Pomegranate peel extract reduced colonic damage and bacterial translocation in a mouse model of infectious colitis induced by Citrobacter rodentium.
Nutr Res. 2019 Nov 16 ;73:27-37. Epub 2019 Nov 16. PMID: 31841745
Allen D Smith
The pomegranate fruit peel is a rich source of polyphenols including punicalins, punicalagins, and ellagic acids, but is considered an agricultural waste product. Pomegranate derived products have been reported to have a wide variety of health promoting benefits including antibacterial properties in vitro but there is limited evidence of their antibacterial properties in vivo.

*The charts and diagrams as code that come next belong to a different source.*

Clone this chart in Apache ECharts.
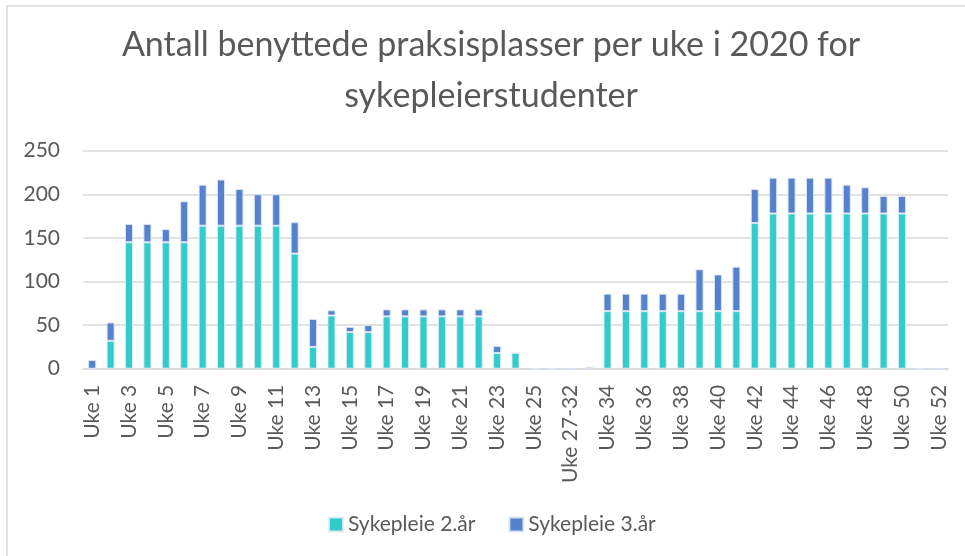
<!DOCTYPE html>
<html>
<head>
<meta charset="utf-8">
<script src="https://cdn.jsdelivr.net/npm/echarts@6/dist/echarts.min.js"></script>
<style>
html,body{margin:0;padding:0;background:#fff;}
#c{width:965px;height:556px;}
</style>
</head>
<body>
<div id="c"></div>
<script>
const categories = [
  'Uke 1','Uke 2','Uke 3','Uke 4','Uke 5','Uke 6','Uke 7','Uke 8','Uke 9','Uke 10',
  'Uke 11','Uke 12','Uke 13','Uke 14','Uke 15','Uke 16','Uke 17','Uke 18','Uke 19','Uke 20',
  'Uke 21','Uke 22','Uke 23','Uke 24','Uke 25','Uke 26','Uke 27-32','Uke 33','Uke 34','Uke 35',
  'Uke 36','Uke 37','Uke 38','Uke 39','Uke 40','Uke 41','Uke 42','Uke 43','Uke 44','Uke 45',
  'Uke 46','Uke 47','Uke 48','Uke 49','Uke 50','Uke 51','Uke 52'
];
const year2 = [
  0,32,145,145,145,145,164,164,164,164,
  164,132,25,61,42,42,60,60,60,60,
  60,60,18,18,0,0,0,0,66,66,
  66,66,66,66,66,66,167,178,178,178,
  178,178,178,178,178,0,0
];
const year3 = [
  10,21,21,21,15,47,47,53,42,36,
  36,36,32,6,6,8,8,8,8,8,
  8,8,8,0,0,0,0,2,20,20,
  20,20,20,48,42,51,39,41,41,41,
  41,33,30,20,20,0,0
];
const seriesNames = ['Sykepleie 2.år','Sykepleie 3.år'];
const yTicks = [0,50,100,150,200,250];

const txt = '#595959';
const font = 'Lato';
const chart = echarts.init(document.getElementById('c'), null, {renderer:'canvas'});
chart.setOption({
  animation:false,
  backgroundColor:'#fff',
  graphic:[{
    type:'rect', silent:true,
    shape:{x:7,y:6,width:1000,height:1000},
    style:{fill:'none',stroke:'#d9d9d9',lineWidth:1.5}
  }],
  title:{
    text:'Antall benyttede praksisplasser per uke i 2020 for\nsykepleierstudenter',
    left:491, top:20, textAlign:'center', padding:0,
    textStyle:{color:txt,fontFamily:font,fontWeight:'normal',fontSize:34,lineHeight:51}
  },
  legend:{
    data:seriesNames, left:328, top:514, padding:0,
    icon:'rect', itemWidth:14, itemHeight:14, itemGap:33,
    textStyle:{color:txt,fontFamily:font,fontSize:21}
  },
  grid:{left:83,right:17,top:150.7,bottom:187.3,containLabel:false},
  xAxis:{
    type:'category', data:categories,
    axisLine:{lineStyle:{color:'#d9d9d9',width:1.5}},
    axisTick:{show:false},
    axisLabel:{interval:1,rotate:90,margin:16,color:txt,fontFamily:font,fontSize:21}
  },
  yAxis:{
    type:'value', min:yTicks[0], max:yTicks[yTicks.length-1], interval:50,
    axisLine:{show:false}, axisTick:{show:false},
    axisLabel:{color:txt,fontFamily:font,fontSize:21,margin:23},
    splitLine:{lineStyle:{color:'#d9d9d9',width:1.5}}
  },
  series:[
    {name:seriesNames[0],type:'bar',stack:'a',data:year2,barWidth:8,
     itemStyle:{color:'#33CCCC',borderColor:'rgba(220,236,246,0.9)',borderWidth:1}},
    {name:seriesNames[1],type:'bar',stack:'a',data:year3,barWidth:8,
     itemStyle:{color:'#5681CD',borderColor:'rgba(220,230,246,0.9)',borderWidth:1}}
  ]
});
</script>
</body>
</html>
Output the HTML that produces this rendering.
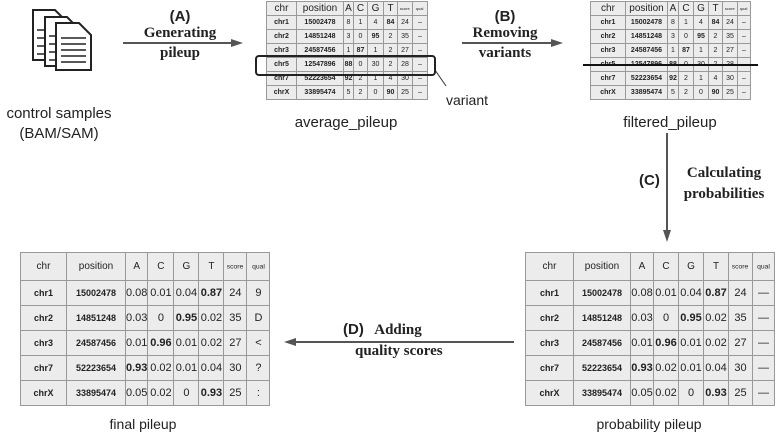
<!DOCTYPE html>
<html><head><meta charset="utf-8"><style>
body{margin:0;width:779px;height:435px;background:#fff;position:relative;overflow:hidden;font-family:"Liberation Sans",Arial,sans-serif;color:#222}
table{position:absolute;border-collapse:collapse;table-layout:fixed}
td{border:1px solid #999;background:#ececec;text-align:center;padding:0;overflow:hidden;white-space:nowrap}
.s td{font-size:7px;height:13px;line-height:13px}
.s tr:first-child td{font-size:10px}
.s td.b{font-weight:bold}
.l td{font-size:11px;height:24px}
.l tr:first-child td{font-size:10px;height:27px}
.l td.b{font-weight:bold}
.l td.n{font-weight:bold;font-size:9px}
.tiny{display:inline-block;transform:scale(0.5);transform-origin:center;font-size:8px;margin:0 -20px}
.tiny2{display:inline-block;transform:scale(0.75);font-size:9px;margin:0 -20px}
.t{position:absolute;white-space:nowrap}
.serif{font-family:"Liberation Serif",serif;font-weight:bold;font-size:15px;text-align:center}
.cap{font-size:15px;text-align:center}
</style></head><body>

<svg style="position:absolute;left:0;top:0" width="779" height="435">
 <g fill="#fff" stroke="#222" stroke-width="2">
  <path d="M33 10 H55 L62 17 V60 H33 Z"/>
  <path d="M45 17 H67 L74 24 V66 H45 Z"/>
  <path d="M56 23 H79 L91 35 V70 H56 Z"/>
 </g>
 <g stroke="#222" stroke-width="1.5">
  <line x1="37" y1="30" x2="45" y2="30"/><line x1="37" y1="38" x2="45" y2="38"/><line x1="37" y1="46" x2="45" y2="46"/><line x1="37" y1="54" x2="45" y2="54"/>
  <line x1="49" y1="36" x2="56" y2="36"/><line x1="49" y1="44" x2="56" y2="44"/><line x1="49" y1="52" x2="56" y2="52"/><line x1="49" y1="60" x2="56" y2="60"/>
  <line x1="61" y1="38" x2="86" y2="38"/><line x1="61" y1="44" x2="86" y2="44"/><line x1="61" y1="50" x2="86" y2="50"/><line x1="61" y1="56" x2="86" y2="56"/><line x1="61" y1="62" x2="86" y2="62"/>
 </g>
 <g stroke="#555" stroke-width="2" fill="#555">
  <line x1="123" y1="43" x2="232" y2="43"/><path d="M243 43 L231 39 L231 47 Z" stroke="none"/>
  <line x1="462" y1="43" x2="552" y2="43"/><path d="M563 43 L551 39 L551 47 Z" stroke="none"/>
  <line x1="667" y1="133" x2="667" y2="230"/><path d="M667 242 L663 230 L671 230 Z" stroke="none"/>
  <line x1="514" y1="342" x2="296" y2="342"/><path d="M284 342 L296 338 L296 346 Z" stroke="none"/>
 </g>
 <line x1="435" y1="70" x2="446" y2="86" stroke="#333" stroke-width="1"/>
</svg>

<div class="t cap" style="left:0;width:118px;top:104px;line-height:20px">control samples<br>(BAM/SAM)</div>
<div class="t serif" style="left:130px;width:100px;top:8px;line-height:17px;font-family:'Liberation Sans',sans-serif">(A)</div>
<div class="t serif" style="left:130px;width:100px;top:23px;line-height:20px">Generating<br>pileup</div>
<div class="t serif" style="left:455px;width:100px;top:8px;line-height:17px;font-family:'Liberation Sans',sans-serif">(B)</div>
<div class="t serif" style="left:455px;width:100px;top:23px;line-height:20px">Removing<br>variants</div>
<div class="t serif" style="left:639px;top:172px;font-family:'Liberation Sans',sans-serif">(C)</div>
<div class="t serif" style="left:674px;width:100px;top:163px;line-height:21px">Calculating<br>probabilities</div>
<div class="t serif" style="left:343px;top:321px"><span style="font-family:'Liberation Sans',sans-serif">(D)</span>&nbsp;&nbsp; Adding</div>
<div class="t serif" style="left:355px;top:343px">quality scores</div>
<div class="t" style="left:446px;top:92px;font-size:14px">variant</div>
<div class="t cap" style="left:265px;width:162px;top:114px">average_pileup</div>
<div class="t cap" style="left:588px;width:164px;top:114px">filtered_pileup</div>
<div class="t cap" style="left:18px;width:250px;top:416px;font-size:14px">final pileup</div>
<div class="t cap" style="left:524px;width:250px;top:416px;font-size:14px">probability pileup</div>

<table class="s" style="left:266px;top:1px">
<colgroup><col style="width:30px"><col style="width:47px"><col style="width:10px"><col style="width:14px"><col style="width:16px"><col style="width:14px"><col style="width:15px"><col style="width:15px"></colgroup>
<tr><td>chr</td><td>position</td><td>A</td><td>C</td><td>G</td><td>T</td><td><span class="tiny">score</span></td><td><span class="tiny">qual</span></td></tr>
<tr><td class="b">chr1</td><td class="b">15002478</td><td>8</td><td>1</td><td>4</td><td class="b">84</td><td>24</td><td>–</td></tr>
<tr><td class="b">chr2</td><td class="b">14851248</td><td>3</td><td>0</td><td class="b">95</td><td>2</td><td>35</td><td>–</td></tr>
<tr><td class="b">chr3</td><td class="b">24587456</td><td>1</td><td class="b">87</td><td>1</td><td>2</td><td>27</td><td>–</td></tr>
<tr><td class="b">chr5</td><td class="b">12547896</td><td class="b">88</td><td>0</td><td>30</td><td>2</td><td>28</td><td>–</td></tr>
<tr><td class="b">chr7</td><td class="b">52223654</td><td class="b">92</td><td>2</td><td>1</td><td>4</td><td>30</td><td>–</td></tr>
<tr><td class="b">chrX</td><td class="b">33895474</td><td>5</td><td>2</td><td>0</td><td class="b">90</td><td>25</td><td>–</td></tr>
</table>
<div class="t" style="left:255px;top:55px;width:177px;height:17px;border:2px solid #222;border-radius:4px"></div>

<table class="s" style="left:590px;top:1px">
<colgroup><col style="width:35px"><col style="width:42px"><col style="width:11px"><col style="width:15px"><col style="width:15px"><col style="width:14px"><col style="width:15px"><col style="width:13px"></colgroup>
<tr><td>chr</td><td>position</td><td>A</td><td>C</td><td>G</td><td>T</td><td><span class="tiny">score</span></td><td><span class="tiny">qual</span></td></tr>
<tr><td class="b">chr1</td><td class="b">15002478</td><td>8</td><td>1</td><td>4</td><td class="b">84</td><td>24</td><td>–</td></tr>
<tr><td class="b">chr2</td><td class="b">14851248</td><td>3</td><td>0</td><td class="b">95</td><td>2</td><td>35</td><td>–</td></tr>
<tr><td class="b">chr3</td><td class="b">24587456</td><td>1</td><td class="b">87</td><td>1</td><td>2</td><td>27</td><td>–</td></tr>
<tr><td class="b">chr5</td><td class="b">12547896</td><td class="b">88</td><td>0</td><td>30</td><td>2</td><td>28</td><td></td></tr>
<tr><td class="b">chr7</td><td class="b">52223654</td><td class="b">92</td><td>2</td><td>1</td><td>4</td><td>30</td><td>–</td></tr>
<tr><td class="b">chrX</td><td class="b">33895474</td><td>5</td><td>2</td><td>0</td><td class="b">90</td><td>25</td><td>–</td></tr>
</table>
<div class="t" style="left:583px;top:64px;width:175px;height:2px;background:#111"></div>

<table class="l" style="left:20px;top:252px">
<colgroup><col style="width:46px"><col style="width:59px"><col style="width:21px"><col style="width:26px"><col style="width:25px"><col style="width:25px"><col style="width:23px"><col style="width:23px"></colgroup>
<tr><td>chr</td><td>position</td><td>A</td><td>C</td><td>G</td><td>T</td><td><span class="tiny2">score</span></td><td><span class="tiny2">qual</span></td></tr>
<tr><td class="n">chr1</td><td class="n">15002478</td><td>0.08</td><td>0.01</td><td>0.04</td><td class="b">0.87</td><td>24</td><td>9</td></tr>
<tr><td class="n">chr2</td><td class="n">14851248</td><td>0.03</td><td>0</td><td class="b">0.95</td><td>0.02</td><td>35</td><td>D</td></tr>
<tr><td class="n">chr3</td><td class="n">24587456</td><td>0.01</td><td class="b">0.96</td><td>0.01</td><td>0.02</td><td>27</td><td>&lt;</td></tr>
<tr><td class="n">chr7</td><td class="n">52223654</td><td class="b">0.93</td><td>0.02</td><td>0.01</td><td>0.04</td><td>30</td><td>?</td></tr>
<tr><td class="n">chrX</td><td class="n">33895474</td><td>0.05</td><td>0.02</td><td>0</td><td class="b">0.93</td><td>25</td><td>:</td></tr>
</table>

<table class="l" style="left:525px;top:252px">
<colgroup><col style="width:48px"><col style="width:57px"><col style="width:23px"><col style="width:25px"><col style="width:25px"><col style="width:25px"><col style="width:24px"><col style="width:22px"></colgroup>
<tr><td>chr</td><td>position</td><td>A</td><td>C</td><td>G</td><td>T</td><td><span class="tiny2">score</span></td><td><span class="tiny2">qual</span></td></tr>
<tr><td class="n">chr1</td><td class="n">15002478</td><td>0.08</td><td>0.01</td><td>0.04</td><td class="b">0.87</td><td>24</td><td>—</td></tr>
<tr><td class="n">chr2</td><td class="n">14851248</td><td>0.03</td><td>0</td><td class="b">0.95</td><td>0.02</td><td>35</td><td>—</td></tr>
<tr><td class="n">chr3</td><td class="n">24587456</td><td>0.01</td><td class="b">0.96</td><td>0.01</td><td>0.02</td><td>27</td><td>—</td></tr>
<tr><td class="n">chr7</td><td class="n">52223654</td><td class="b">0.93</td><td>0.02</td><td>0.01</td><td>0.04</td><td>30</td><td>—</td></tr>
<tr><td class="n">chrX</td><td class="n">33895474</td><td>0.05</td><td>0.02</td><td>0</td><td class="b">0.93</td><td>25</td><td>—</td></tr>
</table>
</body></html>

The purpose of this study was to test the in vivo antibacterial properties of a pomegranate peel extract (PPX) containing punicalin, punicalagin, and ellagic acid. C3H/He mice were orally pre-treated with water or PPX prior to infection with the mouse bacterial pathogen, Citrobacter rodentium (Cr) that mimics many aspects of human enteropathogenic Escherichia coli infections. Fecal excretion of Cr was monitored and mice were euthanized on day 12 post-infection to assess Cr colonization of the colon and spleen, histological changes, and gene expression. PPX-treatment reduced Cr infection induced weight loss and mortality that was observed in water-treated infected mice. However, Cr colonization of the colon and clearance was unaffected by PPX-treatment. Consistent with this, PPX treatment did not alter the potent Th1/Th17 pro-inflammatory response elicited by Cr infection. Significant colonization of the spleen was only seen in water-treated infected mice and was inversely correlated with the dose of PPX administered. PPX treatment decreased the extent of Cr-induced colon damage that correlated with decreased mortality and reduced colonization of the spleen. Thus, a pomegranate peel extract contains bioactive compounds that mitigate the deleterious effects of an in vivo infection with the model enteropathogenic bacteria, Cr.